1. This is a revision under Section 25, Small Cause Courts Act, by the defendant, arising out of a suit for the plaintiffs' share of arrears of rent of a certain shop alleged to have been let to him. The plaintiffs claimed to be entitled to one-fourth of the rent payable in respect of the shop under a rent note executed by the defendant. The only plea which is pressed in revision is that the defendant paid the entire rent to one of the co-sharers and obtained a discharge. The lower Court held that payment to one of several co-sharers does not give a valid discharge to a tenant. The question as to whether the plaintiffs are entitled to sue for their own share alone has not been raised in this Court. There was at least one other suit for arrears of rent by another co-sharer for his share only, and it was successful. The lower Court held that the plaintiffs are entitled to sue for their share alone. The correctness of this view has not been impugned in revision.
2. As to whether payment to one of several persons to whom it was due gives a valid discharge to the tenant making the payment, reliance is placed on Barber Maran v. Ramana Goundan (1897) 20 Mad. 461 and Annapurnamma v. Akkayya (1913) 36 Mad. 544. The former was a case in which payment was alleged to have been made to one of several co-mortgagees. In the latter, payment was said to have been made to one of several payees under a negotiable instrument. The Madras High Court held that payment to one of those entitled to receive it operated as a valid discharge. This conclusion was arrived at on the strength of Section 38, Contract Act. With great respect I wish to point out that Section 38 is no authority for the proposition that payment to one of several co-promisees operates as a valid discharge or is tantamount to payment to all of them. All that Section 38 provides is the consequence of an offer of performance to the promisee where the offer is not accepted. The first part of the section runs thus:
Where a promisor has made an offer of performance to the promisee, and the offer has not been accepted, the promisor is not responsible for non-performance, nor does he thereby lose his rights under the contract.

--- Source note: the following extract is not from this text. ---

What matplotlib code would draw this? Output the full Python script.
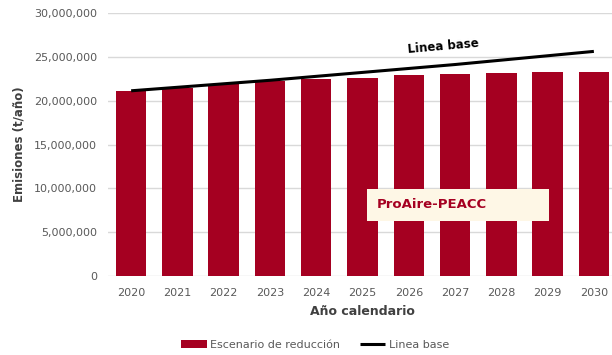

3. The last paragraph of the section then provides:
An offer to one of several joint promisees has the same legal consequences as an offer to all of them.
4. Reading the two together, the section may be re-cast as providing that where a promisor has made an offer of performance to the promisee, or where there are more promisees than one, to one of them, and the offer has not been accepted, the promisor is not responsible for non performance. It cannot be construed as laying down the converse proposition that where a promisor has made an offer of performance to the promisee, or one of them where there are more promisees than one and the offer and performance have been accepted, the promisor is discharged. This seems to have been the opinion of the learned Chief Justice, who differed from the majority of the Full Bench which decided Annapurnamma v. Akkayya (1913) 36 Mad. 544. The Allahabad High Court, has consistently held that payment to one of several promisees does not operate as a discharge: see Manzur All. V. Mahmud-un-nissa (1902) 25 All. 155 and Ramachandra v. Goswami Rajjan Lal (1910) 32 All. 164. Accordingly I hold that the view taken by the lower Court was right. The revision is dismissed with coats.